Vladimir Putin, ex agente de la policía secreta de la Unión Soviética, la KGB, tiene que saber que esta agresión no le saldrá gratis. Y lo más pronto posi­ble debe sacar sus tropas del territorio ucraniano. Tiene que comprender que el mundo ya no está en los tiempos del cri­minal Stalin y que no puede matar a per­sonas de la población rusa o de los pue­blos vecinos como en los tiempos de la oprobiosa Unión Soviética sin que nadie se levante contra su agresión. Las cosas han cambiado tanto que muy pocos se llamarán a silencio ante la actual bruta­lidad rusa. Ya no ocurrirá como en marzo de 1938, cuando Hitler invadió Austria y la anexó para Alemania con el pretexto de que el gobierno austriaco perseguía a los nazis de ese país, sin que reaccio­naran mayormente los otros países de Europa.
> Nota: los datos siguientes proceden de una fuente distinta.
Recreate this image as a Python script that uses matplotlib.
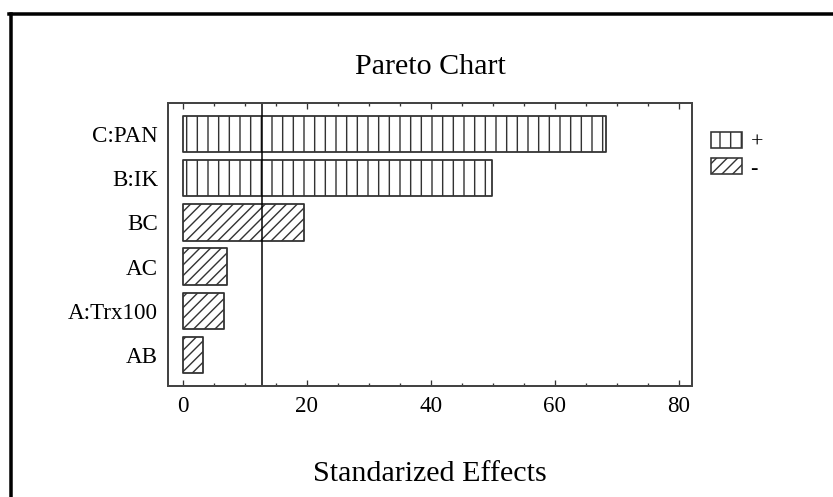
import matplotlib
matplotlib.use("Agg")
import matplotlib.pyplot as plt
from matplotlib.patches import Patch
from matplotlib.lines import Line2D
from matplotlib.ticker import MultipleLocator

# Pareto chart of standardized effects
factors = ["C:PAN", "B:IK", "BC", "AC", "A:Trx100", "AB"]
effects = [68.3, 49.8, 19.5, 7.1, 6.6, 3.2]
signs = ["+", "+", "-", "-", "-", "-"]
critical_value = 12.7

# dpi 64 so the default hatch spacing matches the reference
DPI = 64
PX = 72.0 / DPI  # points per pixel

plt.rcParams["font.family"] = ["Liberation Serif", "DejaVu Serif"]
plt.rcParams["hatch.linewidth"] = 1.4 * PX
plt.rcParams["hatch.color"] = "#333333"

fig = plt.figure(figsize=(833 / DPI, 497 / DPI), dpi=DPI)
ax = fig.add_axes([168 / 833, 1 - 386 / 497, (692 - 168) / 833, (386 - 103) / 497])

hatch_map = {"+": "|", "-": "//"}
for i, (name, val, s) in enumerate(zip(factors, effects, signs)):
    ax.barh(i, val, height=0.82, left=0, facecolor="white",
            edgecolor="#333333", linewidth=1.8 * PX, hatch=hatch_map[s],
            joinstyle="round")

ax.axvline(critical_value, color="black", linewidth=1.5 * PX)

ax.set_yticks(range(len(factors)))
ax.set_yticklabels(factors)
ax.set_ylim(len(factors) - 0.3, -0.7)
ax.set_xlim(-2.4, 82.1)
ax.xaxis.set_major_locator(MultipleLocator(20))
ax.xaxis.set_minor_locator(MultipleLocator(5))
ax.tick_params(axis="x", which="both", direction="in", top=True,
               width=1.3 * PX, color="#333333", labelsize=23 * PX, pad=10 * PX)
ax.tick_params(axis="x", which="major", length=6 * PX)
ax.tick_params(axis="x", which="minor", length=3 * PX)
ax.tick_params(axis="y", length=0, labelsize=23 * PX, pad=10 * PX)
for sp in ax.spines.values():
    sp.set_linewidth(2 * PX)
    sp.set_color("#444444")

ax.set_xlabel("Standarized Effects", fontsize=30 * PX, labelpad=44 * PX)
fig.text(430 / 833, 1 - 67 / 497, "Pareto Chart", ha="center", va="center",
         fontsize=30 * PX)

handles = [Patch(facecolor="white", edgecolor="#333333", hatch="|", linewidth=1.6 * PX),
           Patch(facecolor="white", edgecolor="#333333", hatch="//", linewidth=1.6 * PX)]
fig.legend(handles, ["+", "-"], loc="upper left",
           bbox_to_anchor=(693 / 833, 1 - 114 / 497), frameon=False,
           fontsize=22 * PX, handlelength=31 / 22, handleheight=17 / 22,
           handletextpad=0.4, labelspacing=0.25, borderpad=0.3)

# outer frame of the original image (only top and left edge are visible)
fig.add_artist(Line2D([10.5 / 833, 10.5 / 833], [0, 1 - 13.5 / 497],
                      transform=fig.transFigure, color="black", linewidth=3.5 * PX))
fig.add_artist(Line2D([9 / 833, 1], [1 - 13.5 / 497, 1 - 13.5 / 497],
                      transform=fig.transFigure, color="black", linewidth=3.5 * PX))

fig.savefig("out.png", dpi=DPI, facecolor="white")
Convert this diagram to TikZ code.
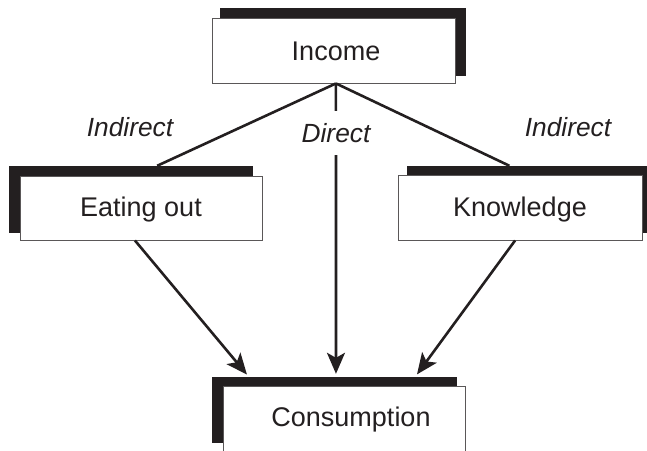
\documentclass[tikz,border=0pt]{standalone}
\usepackage{fontspec}
\setmainfont{Liberation Sans}
\usetikzlibrary{arrows.meta,calc}
\definecolor{ink}{HTML}{231F20}
\begin{document}
\begin{tikzpicture}[x=1pt,y=-1pt,
  shade/.style={fill=ink,draw=none,inner sep=0pt},
  whitebox/.style={fill=white,draw=ink!75,line width=0.9pt,inner sep=0pt},
  lbl/.style={text=ink,inner sep=0pt,font=\fontsize{27}{32}\selectfont},
  tag/.style={text=ink,inner sep=0pt,font=\fontsize{26.3}{30}\selectfont\itshape},
  conn/.style={draw=ink,line width=2.6pt},
  arr/.style={conn,-{Stealth[length=21pt,width=18pt,inset=5pt]},shorten >=3pt}]
\useasboundingbox (0,0) rectangle (647,450);
\clip (0,0) rectangle (647,450);
% Income
\node[shade,minimum width=246pt,minimum height=68pt] (incS) at (343,42) {};
\node[whitebox,minimum width=243pt,minimum height=65pt] (inc) at (333.5,50.5) {};
\node[lbl] (incT) at (336,51) {Income};
% Eating out
\node[shade,minimum width=244pt,minimum height=67pt] (eatS) at (131,199.5) {};
\node[whitebox,minimum width=242pt,minimum height=64pt] (eat) at (141,208) {};
\node[lbl] (eatT) at (141,210) {Eating out};
% Knowledge
\node[shade,minimum width=244pt,minimum height=67pt] (knoS) at (529,199.5) {};
\node[whitebox,minimum width=244pt,minimum height=65pt] (kno) at (520,207.5) {};
\node[lbl] (knoT) at (520,210) {Knowledge};
% Consumption
\node[shade,minimum width=245pt,minimum height=66pt] (conS) at (334.5,410) {};
\node[whitebox,minimum width=242pt,minimum height=66pt] (con) at (344,419) {};
\node[lbl] (conT) at (351,420) {Consumption};
% labels
\node[tag] (l1) at (130,127) {Indirect};
\node[tag] (l3) at (568,127) {Indirect};
% connectors
\coordinate (incOut) at ($(inc.south west)!0.51!(inc.south east)$);
\draw[conn] (incOut) -- ($(eatS.north west)!0.607!(eatS.north east)$);
\draw[conn] (incOut) -- ($(knoS.north west)!0.42!(knoS.north east)$);
\draw[arr] (incOut) -- ($(conS.north west)!0.506!(conS.north east)$);
\draw[arr] ($(eat.south west)!0.475!(eat.south east)$) -- ($(conS.north west)!0.151!(conS.north east)$);
\draw[arr] ($(kno.south west)!0.48!(kno.south east)$) -- ($(conS.north west)!0.829!(conS.north east)$);
\node[tag,fill=white,inner xsep=2pt,minimum height=44pt] (l2) at (336,133) {Direct};
\end{tikzpicture}
\end{document}
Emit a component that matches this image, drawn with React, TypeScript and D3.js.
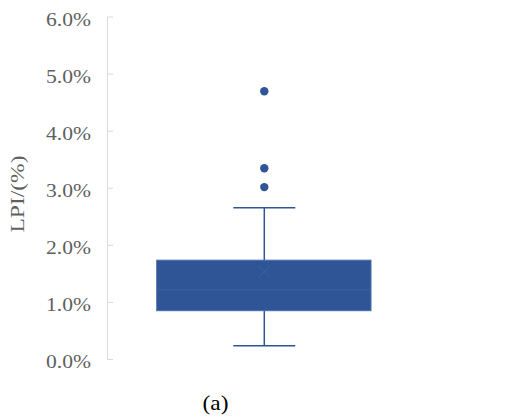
import React from "react";
import * as d3 from "d3";

const yTicks = [0, 1, 2, 3, 4, 5, 6];
const boxStats = { min: 0.24, q1: 0.855, median: 1.22, q3: 1.74, max: 2.66, mean: 1.54 };
const outliers = [4.7, 3.35, 3.02];
const yLabel = "LPI/(%)";
const caption = "(a)";

const W = 521;
const H = 417;
const fill = "#2F5597";

export default function App() {
  const y = d3.scaleLinear().domain([0, 6]).range([359.5, 17]);
  const cx = 264.3;
  const boxL = 156.7;
  const boxR = 371;
  const capHalf = 31;
  const fontSerif = "'Liberation Serif', 'Times New Roman', serif";
  const mx = 6;
  return (
    <svg width={W} height={H} style={{ position: "absolute", left: 0, top: 0 }} fontFamily={fontSerif}>
      <rect width={W} height={H} fill="#fff" />
      {/* y axis */}
      <line x1={107.5} x2={107.5} y1={y(6)} y2={y(0)} stroke="#d9d9d9" strokeWidth={1} />
      {yTicks.map((t) => (
        <g key={t}>
          <line x1={107.5} x2={113} y1={y(t)} y2={y(t)} stroke="#d9d9d9" strokeWidth={1} />
          <text
            x={91}
            y={y(t) + 8.5}
            textAnchor="end"
            fontSize={19.5}
            fill="#5f5f5f"
            textLength={45}
            lengthAdjust="spacingAndGlyphs"
          >
            {d3.format(".1f")(t) + "%"}
          </text>
        </g>
      ))}
      <text
        transform={`translate(24,194) rotate(-90)`}
        textAnchor="middle"
        fontSize={19}
        fill="#5f5f5f"
        textLength={77}
        lengthAdjust="spacingAndGlyphs"
      >
        {yLabel}
      </text>
      {/* whiskers */}
      <line x1={cx} x2={cx} y1={y(boxStats.max)} y2={y(boxStats.q3)} stroke={fill} strokeWidth={1.5} />
      <line x1={cx} x2={cx} y1={y(boxStats.q1)} y2={y(boxStats.min)} stroke={fill} strokeWidth={1.5} />
      <line x1={cx - capHalf} x2={cx + capHalf} y1={y(boxStats.max)} y2={y(boxStats.max)} stroke={fill} strokeWidth={1.5} />
      <line x1={cx - capHalf} x2={cx + capHalf} y1={y(boxStats.min)} y2={y(boxStats.min)} stroke={fill} strokeWidth={1.5} />
      {/* box */}
      <rect
        x={boxL}
        y={y(boxStats.q3)}
        width={boxR - boxL}
        height={y(boxStats.q1) - y(boxStats.q3)}
        fill={fill}
        stroke="#4a6fae"
        strokeWidth={1}
      />
      <line x1={boxL} x2={boxR} y1={y(boxStats.median)} y2={y(boxStats.median)} stroke="#3d62a3" strokeWidth={1} />
      <g stroke="#3d62a3" strokeWidth={1}>
        <line x1={cx - mx} x2={cx + mx} y1={y(boxStats.mean) - mx} y2={y(boxStats.mean) + mx} />
        <line x1={cx - mx} x2={cx + mx} y1={y(boxStats.mean) + mx} y2={y(boxStats.mean) - mx} />
      </g>
      {outliers.map((o, i) => (
        <circle key={i} cx={cx} cy={y(o)} r={4.2} fill={fill} />
      ))}
      <text x={215.5} y={410} textAnchor="middle" fontSize={22} fill="#000" textLength={26} lengthAdjust="spacingAndGlyphs">
        {caption}
      </text>
    </svg>
  );
}
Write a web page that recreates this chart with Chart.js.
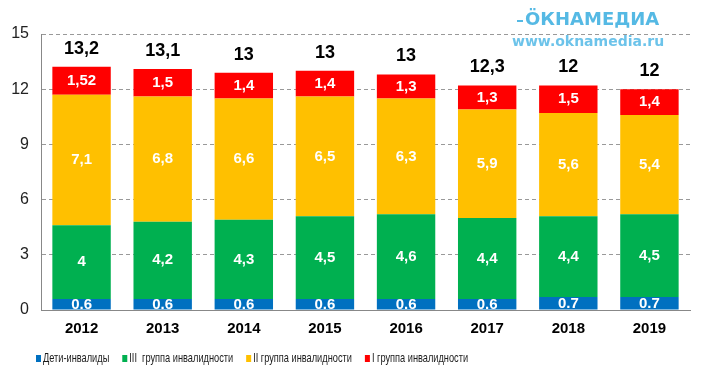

La invasión de Rusia a Ucrania es inadmi sible y no se la puede aceptar bajo nin­gún pretexto ni consideración. Lo que invoque el invasor como excusa para atropellar a otra nación soberana, cau­sar muertes y perjuicios económicos por millones de dólares no tiene valor, como no lo tiene la coartada de un vul­gar asaltante. Merece el oprobio y la enérgica condena por atentar contra la humanidad. La locura de la guerra no tiene argumentos válidos ni motivos que la justifiquen, pues es una aberración insostenible, que solo puede ser el len­guaje de los violentos y los criminales. Como ha dicho el Papa citando una de sus encíclicas, “la guerra es un fracaso de la política y de la humanidad, una claudicación vergonzosa, una derrota frente a las fuerzas del mal”.

Los gobiernos y las organizaciones que desean la sana convivencia mundial deben castigar a Putin por su actitud cri­minal y frenar sus impulsos bélicos por todos los medios posibles. El gobernante ruso no puede actuar como Hitler hace 84 años atrás, o como Stalin durante la lamentable dictadura soviética.

El mundo ha cambiado y no acepta nin­gún tipo de agresión de esa índole. Rusia debe deponer las armas, cambiar drásti­camente de política. Y empezar a traba­jar por la paz.